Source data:

⟨

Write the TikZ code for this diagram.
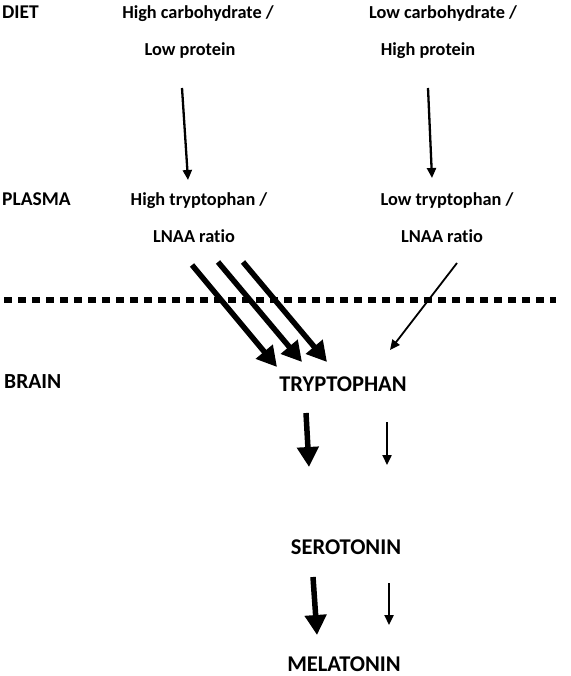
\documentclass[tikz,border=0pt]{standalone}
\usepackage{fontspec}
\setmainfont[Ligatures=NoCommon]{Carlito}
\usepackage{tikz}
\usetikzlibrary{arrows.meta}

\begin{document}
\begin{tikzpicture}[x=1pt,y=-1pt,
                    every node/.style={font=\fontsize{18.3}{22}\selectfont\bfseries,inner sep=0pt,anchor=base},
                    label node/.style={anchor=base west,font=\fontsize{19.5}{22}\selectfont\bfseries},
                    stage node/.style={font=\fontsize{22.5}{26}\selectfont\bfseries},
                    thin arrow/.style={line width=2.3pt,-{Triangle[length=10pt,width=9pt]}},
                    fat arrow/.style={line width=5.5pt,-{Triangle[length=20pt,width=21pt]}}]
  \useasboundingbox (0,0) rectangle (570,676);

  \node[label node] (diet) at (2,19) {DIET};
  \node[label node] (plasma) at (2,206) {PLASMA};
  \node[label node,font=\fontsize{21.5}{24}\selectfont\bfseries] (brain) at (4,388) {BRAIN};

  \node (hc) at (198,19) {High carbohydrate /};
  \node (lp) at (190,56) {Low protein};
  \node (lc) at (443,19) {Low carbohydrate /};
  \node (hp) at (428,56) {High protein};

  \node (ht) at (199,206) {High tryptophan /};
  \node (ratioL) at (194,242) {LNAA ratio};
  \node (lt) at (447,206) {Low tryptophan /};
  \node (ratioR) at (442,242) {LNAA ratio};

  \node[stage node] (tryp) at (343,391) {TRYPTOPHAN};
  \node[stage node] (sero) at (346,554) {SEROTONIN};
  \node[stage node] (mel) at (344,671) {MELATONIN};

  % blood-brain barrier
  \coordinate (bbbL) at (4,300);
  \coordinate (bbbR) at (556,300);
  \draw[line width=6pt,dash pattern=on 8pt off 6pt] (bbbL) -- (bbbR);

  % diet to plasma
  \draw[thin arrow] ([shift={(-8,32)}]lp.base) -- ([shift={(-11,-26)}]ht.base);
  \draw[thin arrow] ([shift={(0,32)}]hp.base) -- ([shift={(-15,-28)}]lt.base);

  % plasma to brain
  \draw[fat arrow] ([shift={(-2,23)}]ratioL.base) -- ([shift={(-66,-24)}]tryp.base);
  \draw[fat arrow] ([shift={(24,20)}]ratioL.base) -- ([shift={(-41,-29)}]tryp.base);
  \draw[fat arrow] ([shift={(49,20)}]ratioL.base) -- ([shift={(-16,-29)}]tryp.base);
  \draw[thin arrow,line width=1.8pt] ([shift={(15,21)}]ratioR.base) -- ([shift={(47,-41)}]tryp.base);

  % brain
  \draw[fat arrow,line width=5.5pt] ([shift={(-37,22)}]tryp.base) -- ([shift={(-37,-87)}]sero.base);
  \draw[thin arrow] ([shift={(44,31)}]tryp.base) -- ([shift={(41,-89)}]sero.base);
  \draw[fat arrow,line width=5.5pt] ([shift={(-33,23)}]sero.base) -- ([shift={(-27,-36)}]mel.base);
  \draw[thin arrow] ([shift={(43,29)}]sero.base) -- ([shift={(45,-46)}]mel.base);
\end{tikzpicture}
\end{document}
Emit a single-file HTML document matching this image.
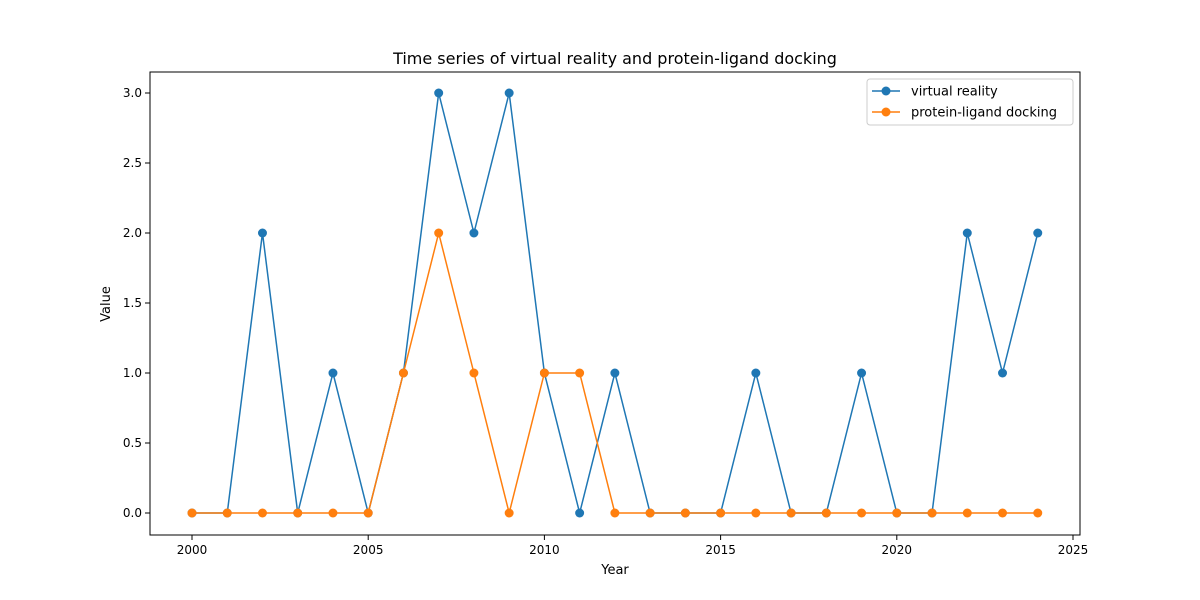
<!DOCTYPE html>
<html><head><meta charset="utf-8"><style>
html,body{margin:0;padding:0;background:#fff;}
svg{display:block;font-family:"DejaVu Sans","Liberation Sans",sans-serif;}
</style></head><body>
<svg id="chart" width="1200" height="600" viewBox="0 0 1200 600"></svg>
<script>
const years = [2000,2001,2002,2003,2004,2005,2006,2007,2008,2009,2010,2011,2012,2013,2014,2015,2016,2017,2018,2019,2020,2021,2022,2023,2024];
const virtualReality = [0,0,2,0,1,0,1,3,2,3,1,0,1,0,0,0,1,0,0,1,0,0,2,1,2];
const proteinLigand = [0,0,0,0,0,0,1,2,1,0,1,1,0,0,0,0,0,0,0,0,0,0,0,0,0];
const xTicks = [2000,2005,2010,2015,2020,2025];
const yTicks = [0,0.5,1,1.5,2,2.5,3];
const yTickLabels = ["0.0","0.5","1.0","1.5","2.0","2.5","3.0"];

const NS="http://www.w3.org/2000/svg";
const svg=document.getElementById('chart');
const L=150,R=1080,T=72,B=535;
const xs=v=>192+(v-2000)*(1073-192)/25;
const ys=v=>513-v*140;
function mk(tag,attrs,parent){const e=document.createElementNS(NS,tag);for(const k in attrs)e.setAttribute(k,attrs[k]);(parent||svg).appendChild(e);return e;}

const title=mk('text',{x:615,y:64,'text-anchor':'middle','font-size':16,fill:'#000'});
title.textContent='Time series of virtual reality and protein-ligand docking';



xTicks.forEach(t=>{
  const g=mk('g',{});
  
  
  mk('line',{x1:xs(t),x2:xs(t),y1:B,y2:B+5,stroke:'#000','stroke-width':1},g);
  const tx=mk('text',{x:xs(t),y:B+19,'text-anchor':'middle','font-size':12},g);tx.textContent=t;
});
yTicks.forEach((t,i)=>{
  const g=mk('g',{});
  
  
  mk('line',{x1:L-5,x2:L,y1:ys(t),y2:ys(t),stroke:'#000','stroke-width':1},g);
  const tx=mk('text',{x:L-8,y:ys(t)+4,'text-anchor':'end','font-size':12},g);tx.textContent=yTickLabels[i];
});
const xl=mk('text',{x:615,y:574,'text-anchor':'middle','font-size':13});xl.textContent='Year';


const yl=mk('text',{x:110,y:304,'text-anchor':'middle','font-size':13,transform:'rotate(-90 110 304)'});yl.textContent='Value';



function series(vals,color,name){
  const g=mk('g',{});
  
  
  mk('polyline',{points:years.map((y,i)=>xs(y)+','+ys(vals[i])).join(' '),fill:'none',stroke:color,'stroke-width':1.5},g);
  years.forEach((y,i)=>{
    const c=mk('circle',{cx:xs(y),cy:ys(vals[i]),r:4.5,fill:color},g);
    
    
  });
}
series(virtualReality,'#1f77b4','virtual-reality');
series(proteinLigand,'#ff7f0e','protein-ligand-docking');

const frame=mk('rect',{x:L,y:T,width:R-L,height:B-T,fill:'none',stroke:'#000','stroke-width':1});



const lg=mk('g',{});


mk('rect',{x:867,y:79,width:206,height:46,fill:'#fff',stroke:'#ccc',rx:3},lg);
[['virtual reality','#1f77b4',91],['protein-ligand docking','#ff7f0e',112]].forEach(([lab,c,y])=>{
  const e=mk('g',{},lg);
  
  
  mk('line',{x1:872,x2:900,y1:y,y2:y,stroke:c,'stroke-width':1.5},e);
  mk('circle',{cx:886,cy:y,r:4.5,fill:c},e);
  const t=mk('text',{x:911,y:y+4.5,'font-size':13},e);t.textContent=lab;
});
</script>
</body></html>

⟩

▸ **Your task**
Each record above should be copied character for character, with pictures dropped.

▸ **Task solution**
Write the TikZ code for this diagram.
\documentclass[tikz,border=0pt]{standalone}
\usepackage{fontspec}
\setmainfont[Ligatures=NoCommon]{Carlito}
\usepackage{tikz}
\usetikzlibrary{arrows.meta}

\begin{document}
\begin{tikzpicture}[x=1pt,y=-1pt,
                    every node/.style={font=\fontsize{18.3}{22}\selectfont\bfseries,inner sep=0pt,anchor=base},
                    label node/.style={anchor=base west,font=\fontsize{19.5}{22}\selectfont\bfseries},
                    stage node/.style={font=\fontsize{22.5}{26}\selectfont\bfseries},
                    thin arrow/.style={line width=2.3pt,-{Triangle[length=10pt,width=9pt]}},
                    fat arrow/.style={line width=5.5pt,-{Triangle[length=20pt,width=21pt]}}]
  \useasboundingbox (0,0) rectangle (570,676);

  \node[label node] (diet) at (2,19) {DIET};
  \node[label node] (plasma) at (2,206) {PLASMA};
  \node[label node,font=\fontsize{21.5}{24}\selectfont\bfseries] (brain) at (4,388) {BRAIN};

  \node (hc) at (198,19) {High carbohydrate /};
  \node (lp) at (190,56) {Low protein};
  \node (lc) at (443,19) {Low carbohydrate /};
  \node (hp) at (428,56) {High protein};

  \node (ht) at (199,206) {High tryptophan /};
  \node (ratioL) at (194,242) {LNAA ratio};
  \node (lt) at (447,206) {Low tryptophan /};
  \node (ratioR) at (442,242) {LNAA ratio};

  \node[stage node] (tryp) at (343,391) {TRYPTOPHAN};
  \node[stage node] (sero) at (346,554) {SEROTONIN};
  \node[stage node] (mel) at (344,671) {MELATONIN};

  % blood-brain barrier
  \coordinate (bbbL) at (4,300);
  \coordinate (bbbR) at (556,300);
  \draw[line width=6pt,dash pattern=on 8pt off 6pt] (bbbL) -- (bbbR);

  % diet to plasma
  \draw[thin arrow] ([shift={(-8,32)}]lp.base) -- ([shift={(-11,-26)}]ht.base);
  \draw[thin arrow] ([shift={(0,32)}]hp.base) -- ([shift={(-15,-28)}]lt.base);

  % plasma to brain
  \draw[fat arrow] ([shift={(-2,23)}]ratioL.base) -- ([shift={(-66,-24)}]tryp.base);
  \draw[fat arrow] ([shift={(24,20)}]ratioL.base) -- ([shift={(-41,-29)}]tryp.base);
  \draw[fat arrow] ([shift={(49,20)}]ratioL.base) -- ([shift={(-16,-29)}]tryp.base);
  \draw[thin arrow,line width=1.8pt] ([shift={(15,21)}]ratioR.base) -- ([shift={(47,-41)}]tryp.base);

  % brain
  \draw[fat arrow,line width=5.5pt] ([shift={(-37,22)}]tryp.base) -- ([shift={(-37,-87)}]sero.base);
  \draw[thin arrow] ([shift={(44,31)}]tryp.base) -- ([shift={(41,-89)}]sero.base);
  \draw[fat arrow,line width=5.5pt] ([shift={(-33,23)}]sero.base) -- ([shift={(-27,-36)}]mel.base);
  \draw[thin arrow] ([shift={(43,29)}]sero.base) -- ([shift={(45,-46)}]mel.base);
\end{tikzpicture}
\end{document}
Emit a single-file HTML document matching this image.
<!DOCTYPE html>
<html><head><meta charset="utf-8"><style>
html,body{margin:0;padding:0;background:#fff;}
svg{display:block;font-family:"DejaVu Sans","Liberation Sans",sans-serif;}
</style></head><body>
<svg id="chart" width="1200" height="600" viewBox="0 0 1200 600"></svg>
<script>
const years = [2000,2001,2002,2003,2004,2005,2006,2007,2008,2009,2010,2011,2012,2013,2014,2015,2016,2017,2018,2019,2020,2021,2022,2023,2024];
const virtualReality = [0,0,2,0,1,0,1,3,2,3,1,0,1,0,0,0,1,0,0,1,0,0,2,1,2];
const proteinLigand = [0,0,0,0,0,0,1,2,1,0,1,1,0,0,0,0,0,0,0,0,0,0,0,0,0];
const xTicks = [2000,2005,2010,2015,2020,2025];
const yTicks = [0,0.5,1,1.5,2,2.5,3];
const yTickLabels = ["0.0","0.5","1.0","1.5","2.0","2.5","3.0"];

const NS="http://www.w3.org/2000/svg";
const svg=document.getElementById('chart');
const L=150,R=1080,T=72,B=535;
const xs=v=>192+(v-2000)*(1073-192)/25;
const ys=v=>513-v*140;
function mk(tag,attrs,parent){const e=document.createElementNS(NS,tag);for(const k in attrs)e.setAttribute(k,attrs[k]);(parent||svg).appendChild(e);return e;}

const title=mk('text',{x:615,y:64,'text-anchor':'middle','font-size':16,fill:'#000'});
title.textContent='Time series of virtual reality and protein-ligand docking';



xTicks.forEach(t=>{
  const g=mk('g',{});
  
  
  mk('line',{x1:xs(t),x2:xs(t),y1:B,y2:B+5,stroke:'#000','stroke-width':1},g);
  const tx=mk('text',{x:xs(t),y:B+19,'text-anchor':'middle','font-size':12},g);tx.textContent=t;
});
yTicks.forEach((t,i)=>{
  const g=mk('g',{});
  
  
  mk('line',{x1:L-5,x2:L,y1:ys(t),y2:ys(t),stroke:'#000','stroke-width':1},g);
  const tx=mk('text',{x:L-8,y:ys(t)+4,'text-anchor':'end','font-size':12},g);tx.textContent=yTickLabels[i];
});
const xl=mk('text',{x:615,y:574,'text-anchor':'middle','font-size':13});xl.textContent='Year';


const yl=mk('text',{x:110,y:304,'text-anchor':'middle','font-size':13,transform:'rotate(-90 110 304)'});yl.textContent='Value';



function series(vals,color,name){
  const g=mk('g',{});
  
  
  mk('polyline',{points:years.map((y,i)=>xs(y)+','+ys(vals[i])).join(' '),fill:'none',stroke:color,'stroke-width':1.5},g);
  years.forEach((y,i)=>{
    const c=mk('circle',{cx:xs(y),cy:ys(vals[i]),r:4.5,fill:color},g);
    
    
  });
}
series(virtualReality,'#1f77b4','virtual-reality');
series(proteinLigand,'#ff7f0e','protein-ligand-docking');

const frame=mk('rect',{x:L,y:T,width:R-L,height:B-T,fill:'none',stroke:'#000','stroke-width':1});



const lg=mk('g',{});


mk('rect',{x:867,y:79,width:206,height:46,fill:'#fff',stroke:'#ccc',rx:3},lg);
[['virtual reality','#1f77b4',91],['protein-ligand docking','#ff7f0e',112]].forEach(([lab,c,y])=>{
  const e=mk('g',{},lg);
  
  
  mk('line',{x1:872,x2:900,y1:y,y2:y,stroke:c,'stroke-width':1.5},e);
  mk('circle',{cx:886,cy:y,r:4.5,fill:c},e);
  const t=mk('text',{x:911,y:y+4.5,'font-size':13},e);t.textContent=lab;
});
</script>
</body></html>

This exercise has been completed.